→ Work to complete:
Transcribe the material word for word, but without the images.
— Start —
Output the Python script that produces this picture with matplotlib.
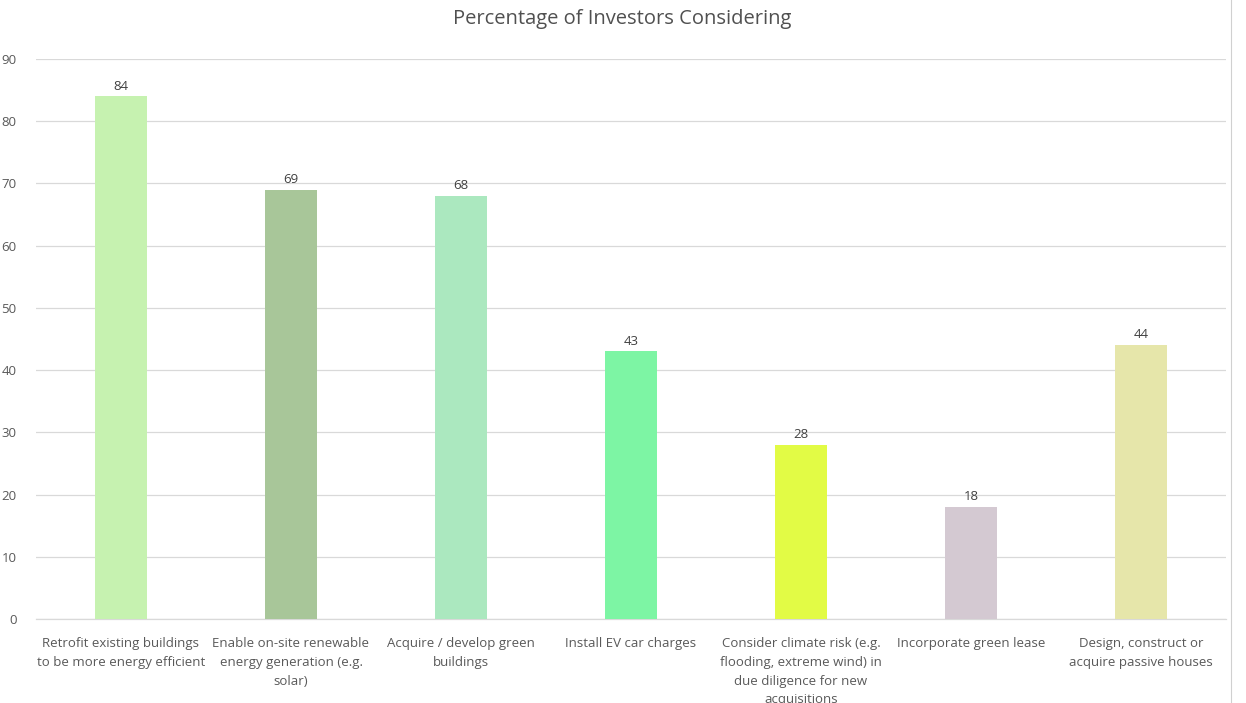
import matplotlib
matplotlib.use("Agg")
import matplotlib.pyplot as plt
from matplotlib.lines import Line2D

categories = [
    "Retrofit existing buildings\nto be more energy efficient",
    "Enable on-site renewable\nenergy generation (e.g.\nsolar)",
    "Acquire / develop green\nbuildings",
    "Install EV car charges",
    "Consider climate risk (e.g.\nflooding, extreme wind) in\ndue diligence for new\nacquisitions",
    "Incorporate green lease",
    "Design, construct or\nacquire passive houses",
]
values = [84, 69, 68, 43, 28, 18, 44]
colors = ["#C6F2B0", "#A8C699", "#ABE8BF", "#7DF5A4", "#E2FB45", "#D4C9D2", "#E6E6AA"]
yticks = [0, 10, 20, 30, 40, 50, 60, 70, 80, 90]

plt.rcParams['font.family'] = ['Open Sans', 'DejaVu Sans']
txt = "#595959"

fig = plt.figure(figsize=(12.46, 7.03), dpi=100)
ax = fig.add_axes([36/1246, 1-619/703, 1190/1246, 560/703])
x = list(range(len(categories)))
bars = ax.bar(x, values, width=0.31, color=colors, zorder=3)
for xi, v in zip(x, values):
    ax.text(xi, v + 0.6, str(v), ha='center', va='bottom', fontsize=9.5, color="#404040")
ax.set_xlim(-0.5, len(categories) - 0.5)
ax.set_ylim(0, 90)
ax.set_yticks(yticks)
ax.set_yticklabels([str(t) for t in yticks], fontsize=9.5, color=txt)
ax.set_xticks(x)
ax.set_xticklabels(categories, fontsize=9.5, color=txt, linespacing=1.58, va='top')
ax.tick_params(axis='both', length=0)
ax.tick_params(axis='y', pad=14)
ax.tick_params(axis='x', pad=13)
ax.grid(axis='y', color="#D9D9D9", linewidth=0.9, zorder=0)
for s in ['top', 'right', 'left']:
    ax.spines[s].set_visible(False)
ax.spines['bottom'].set_color("#D9D9D9")
ax.spines['bottom'].set_linewidth(0.9)
fig.text(622/1246, 1-19/703, "Percentage of Investors Considering", ha='center', va='center',
         fontsize=14.5, color="#505050")
fig.add_artist(Line2D([1231/1246, 1231/1246], [0, 1], color="#D0D0D0", linewidth=0.8))
fig.savefig("out.png", dpi=100)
— End —
→ Exercise result:
Output the Python script that produces this picture with matplotlib.
import matplotlib
matplotlib.use("Agg")
import matplotlib.pyplot as plt
from matplotlib.lines import Line2D

categories = [
    "Retrofit existing buildings\nto be more energy efficient",
    "Enable on-site renewable\nenergy generation (e.g.\nsolar)",
    "Acquire / develop green\nbuildings",
    "Install EV car charges",
    "Consider climate risk (e.g.\nflooding, extreme wind) in\ndue diligence for new\nacquisitions",
    "Incorporate green lease",
    "Design, construct or\nacquire passive houses",
]
values = [84, 69, 68, 43, 28, 18, 44]
colors = ["#C6F2B0", "#A8C699", "#ABE8BF", "#7DF5A4", "#E2FB45", "#D4C9D2", "#E6E6AA"]
yticks = [0, 10, 20, 30, 40, 50, 60, 70, 80, 90]

plt.rcParams['font.family'] = ['Open Sans', 'DejaVu Sans']
txt = "#595959"

fig = plt.figure(figsize=(12.46, 7.03), dpi=100)
ax = fig.add_axes([36/1246, 1-619/703, 1190/1246, 560/703])
x = list(range(len(categories)))
bars = ax.bar(x, values, width=0.31, color=colors, zorder=3)
for xi, v in zip(x, values):
    ax.text(xi, v + 0.6, str(v), ha='center', va='bottom', fontsize=9.5, color="#404040")
ax.set_xlim(-0.5, len(categories) - 0.5)
ax.set_ylim(0, 90)
ax.set_yticks(yticks)
ax.set_yticklabels([str(t) for t in yticks], fontsize=9.5, color=txt)
ax.set_xticks(x)
ax.set_xticklabels(categories, fontsize=9.5, color=txt, linespacing=1.58, va='top')
ax.tick_params(axis='both', length=0)
ax.tick_params(axis='y', pad=14)
ax.tick_params(axis='x', pad=13)
ax.grid(axis='y', color="#D9D9D9", linewidth=0.9, zorder=0)
for s in ['top', 'right', 'left']:
    ax.spines[s].set_visible(False)
ax.spines['bottom'].set_color("#D9D9D9")
ax.spines['bottom'].set_linewidth(0.9)
fig.text(622/1246, 1-19/703, "Percentage of Investors Considering", ha='center', va='center',
         fontsize=14.5, color="#505050")
fig.add_artist(Line2D([1231/1246, 1231/1246], [0, 1], color="#D0D0D0", linewidth=0.8))
fig.savefig("out.png", dpi=100)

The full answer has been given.